Alexandre Quintanilha, o cientista, deputado e membro do júri dos prémios L’Óreal Mulheres para a Ciência subiu ao mesmo palco com uma perceção diferente. Para este homem de 71 anos, o caminho para a igualdade de género ainda não está feito na totalidade. Iniciou o discurso com o intuito de responder a uma questão que lhe é feita, segundo ele, demasiadas vezes: serão estes prémios ainda necessários?

“É mais do que evidente que ainda são necessários. Ainda há uma espécie de glass ceiling, as mulheres fazem tanto ou mais do que os homens mas depois há uma espécie de teto de vidro acima do qual as mulheres têm muita dificuldade em chegar. No fim da primeira década deste século, segundo dados da National Academy of Science, só 20% das mulheres é que estavam em funções de CEOs nas companhias, e só 6% é que estavam nas áreas das engenharias. Nos parlamentos, só 11 países é que conseguem ter mais de 40% de deputados que sejam mulheres e a média global, em todo o mundo, anda à volta de 20%.”

O cientista seguiu com os números das estatísticas que demonstram ausência de mulheres nas posições de chefia de empresas na Europa, dos Estados, das instituições científicas, e que são claros no que toca à desigualdade salarial – “as mulheres trabalham entre um mês e um mês e meio de graça” – para desembocar no caso de Malala Yousafzai:

“Anda por esse mundo fora a defender o direito das mulheres jovens terem acesso à educação. Nem sequer é a prémios, é a terem acesso à educação. Poderem ir à escola, poderem aprender. No fundo é defender o direito que as mulheres têm ao conhecimento e através do conhecimento as mulheres acederem às vidas que querem viver.”

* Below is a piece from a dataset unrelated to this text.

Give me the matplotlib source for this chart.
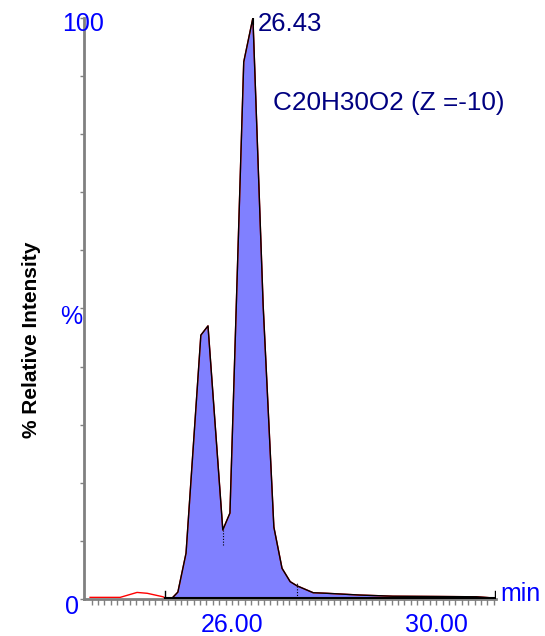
import matplotlib.pyplot as plt
import numpy as np

plt.rcParams['font.family'] = ['Liberation Sans', 'DejaVu Sans']

# chromatogram trace (retention time in min, % relative intensity)
rt = [23.22, 23.81, 24.14, 24.34, 24.65, 24.69, 24.83, 24.94, 25.10, 25.39, 25.53,
      25.82, 25.96, 26.23, 26.41, 26.61, 26.82, 26.98, 27.14, 27.27, 27.59, 27.86,
      28.50, 29.15, 30.07, 30.79, 31.11, 31.16]
intensity = [0.3, 0.3, 1.15, 1.0, 0.4, 0.2, 0.2, 1.2, 7.9, 45.4, 47.0,
             11.9, 14.8, 92.4, 100, 50.6, 12.4, 5.3, 3.0, 2.3, 1.1, 1.0,
             0.7, 0.5, 0.45, 0.4, 0.2, 0.2]
peak_start, peak_end = 24.69, 31.16
split_marks = [25.82, 27.27]
peak_label = "26.43"
formula = "C20H30O2 (Z =-10)"
xtick_vals = [26.0, 30.0]
xtick_text = ["26.00", "30.00"]

blue = '#0000ff'
navy = '#000080'
grey = '#808080'

fig = plt.figure(figsize=(5.45, 6.36), dpi=100)
ax = fig.add_axes([0.154, 0.058, 0.756, 0.914])

rt = np.array(rt)
intensity = np.array(intensity)
base = 0.2
m = (rt >= peak_start) & (rt <= peak_end)

ax.plot(rt, intensity, color='red', lw=1.0, zorder=2)
ax.fill_between(rt[m], base, intensity[m], color='#8080ff', lw=0, zorder=1)
ax.plot(rt[m], intensity[m], color='black', lw=1.0, zorder=3)
ax.plot([peak_start, peak_end], [base, base], color='black', lw=1.5, zorder=3)
for x in [peak_start, peak_end]:
    ax.plot([x, x], [base - 1.2, base + 1.2], color='black', lw=1.0, zorder=3)
# short dotted split marks just under the curve
for x in split_marks:
    y = np.interp(x, rt, intensity)
    ax.plot([x, x], [y - 2.6, y + 0.4], color='black', lw=0.8, ls=(0, (1, 1.5)), zorder=3)
ax.plot([26.41, 26.41], [99.0, 100.8], color='black', lw=0.8, zorder=3)

ax.set_xlim(23.1, 31.17)
ax.set_ylim(0, 100)
for s in ['top', 'right']:
    ax.spines[s].set_visible(False)
for s in ['left', 'bottom']:
    ax.spines[s].set_color(grey)
    ax.spines[s].set_linewidth(2)

ax.set_yticks(np.arange(0, 101, 10))
ax.set_yticklabels([])
ax.tick_params(axis='y', direction='out', length=3, color=grey, width=1)
ax.set_xticks(np.arange(23.25, 31.17, 0.125))
ax.set_xticklabels([])
ax.tick_params(axis='x', direction='out', length=4, color=grey, width=1)

for xv, xt in zip(xtick_vals, xtick_text):
    ax.text(xv, -4.5, xt, color=blue, fontsize=18, ha='center', va='center')

ytr = ax.get_yaxis_transform()
ax.text(-0.003, 98.9, "100", color=blue, fontsize=18, ha='center', va='center', transform=ytr)
ax.text(-0.031, 48.5, "%", color=blue, fontsize=18, ha='center', va='center', transform=ytr)
ax.text(-0.029, -1.3, "0", color=blue, fontsize=18, ha='center', va='center', transform=ytr)
ax.text(1.01, 0.9, "min", color=blue, fontsize=18, ha='left', va='center', transform=ytr)

ax.text(26.5, 99.0, peak_label, color=navy, fontsize=18.5, ha='left', va='center')
ax.text(26.8, 85.3, formula, color=navy, fontsize=18.8, ha='left', va='center')

fig.text(0.057, 0.465, "% Relative Intensity", rotation=90, fontsize=15,
         fontweight='bold', ha='center', va='center')

fig.savefig('out.png', dpi=100)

Alexandre Quintanilha relembrou no final do discurso a importância do processo democrático no País para o exercício da autodeterminação das mulheres.

“Gostava de lembrar que em Portugal essa alteração para uma democracia deu a todos nós, portugueses, liberdade política. Os homens e as mulheres ganharam liberdade política nessa altura. O que é interessante é que as mulheres ganharam muitas outras liberdades que não tinham e as mulheres perceberam isso mesmo. Elas agarraram nessas liberdades que tiveram, que conquistaram nessa altura. Ganharam muito mais do que os homens em Portugal e acho que isso se vê na forma como estão presentes [na sociedade], no empowerment que aceitaram e que interiorizaram. Hoje percebemos que é por isso que Portugal está nas melhores [posições] nas estatísticas da Europa no que toca à presença de mulheres.”

A evolução da participação das mulheres na ciência

O Presidente da República esteve presente no evento e entregou os galardões às premiadas. Marcelo Rebelo de Sousa afirmou que este prémio é um símbolo da importância das mulheres portuguesas na ciência. Destacou o papel de Maria Cavaco Silva como madrinha das medalhas durante 10 anos e convidou a ex-primeira dama a prosseguir o trabalho de patrocínio de instituições como os prémios L’Óreal Mulheres para a Ciência. Depois, destacou o papel das mulheres na ciência:

“Uma carreira – e recordo-me dos meus tempos de atividade académica – foi vista durante muitos anos como uma tarefa para homens, dominada por homens, liderada por homens, mas em que se deu progressivamente uma inversão muito positiva, atraindo um número crescente de mulheres de altíssima qualidade. E Portugal é hoje o exemplo de país com grandes investigadoras, nas mais diversas áreas, de várias gerações e que continuam a prestigiar o país. Basta ter presente o que se passa nas universidades, curso a curso, ano letivo a ano letivo, para se perceber que muito em breve o problema será exatamente o inverso. [Será preciso fazer] a criação de prémios para homens investigadores tal é, felizmente, o domínio das mulheres em largas áreas da investigação no nosso país”, afirmou, arrancando risos à audiência.

As Medalhas de Honra das Mulheres da Ciência destinam-se a doutoradas, com menos de 36 anos, que realizam investigação em Portugal nas áreas da saúde e do ambiente Desde que foi lançada em 2004, a iniciativa apoiou 41 investigadoras.